When the Landmarks Preservation Commission approved a new commercial development in the Meatpacking District, it imperiled other landmarked areas in the city, a lawsuit filed on Friday alleges.
Save Gansevoort, a vocal opposition group, filed a lawsuit against Landmarks and developers Aurora Capital Associates and William Gottlieb Real Estate in New York State Supreme Court on Friday, seeking to reverse the commission’s approval of a project at 60-68 and 70-74 Gansevoort Street. Landmarks approved the project entire project — 46-74 Gansevoort Street — in June, despite objections from the group that the buildings planned for the neighborhood were too tall.
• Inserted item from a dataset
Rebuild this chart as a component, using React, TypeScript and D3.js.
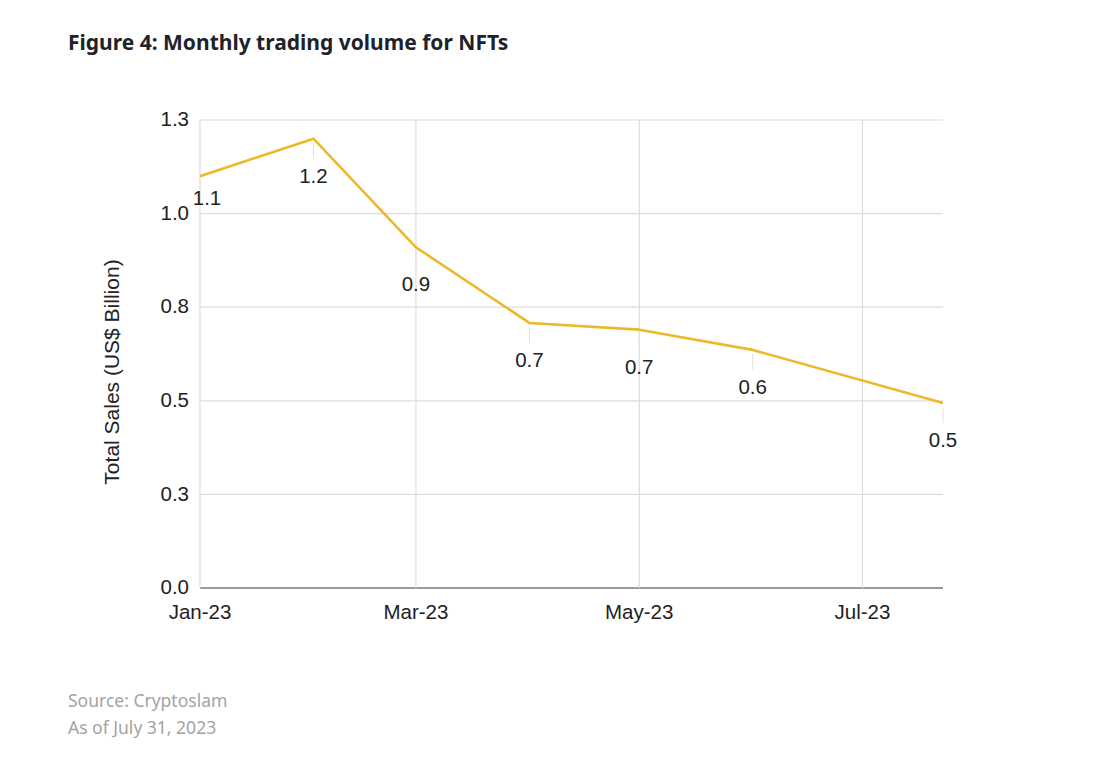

In its lawsuit, Save Gansevoort revives its argument that Landmarks erroneously relied on an historic period that predated the area’s identity as a meat market district when it approved the Gansevoort Street project. The commission argued that the district was once home to tenement buildings that rose high above the low-rise market buildings that later became associated with the neighborhood. By this standard, Landmarks wrongly determined that Aurora’s buildings — one of which will rise 82 feet tall — stayed true to the district’s history, the lawsuit alleges. Save Gansevoort asserts that Landmarks designated the district as historic in 2003 based specifically on its historical and architectural significance as a market district.
“Unless annulled, vacated and reversed, the determination would pose a risk to every district in New York City, as [Landmarks], henceforth would be free to remove the very historic, culture and aesthetic fabric of every designated neighborhood,” the lawsuit states.
As part of the project, the developers will be redeveloping five market buildings and creating some 50,000 square feet of boutique commercial space and 100,000 square feet of retail.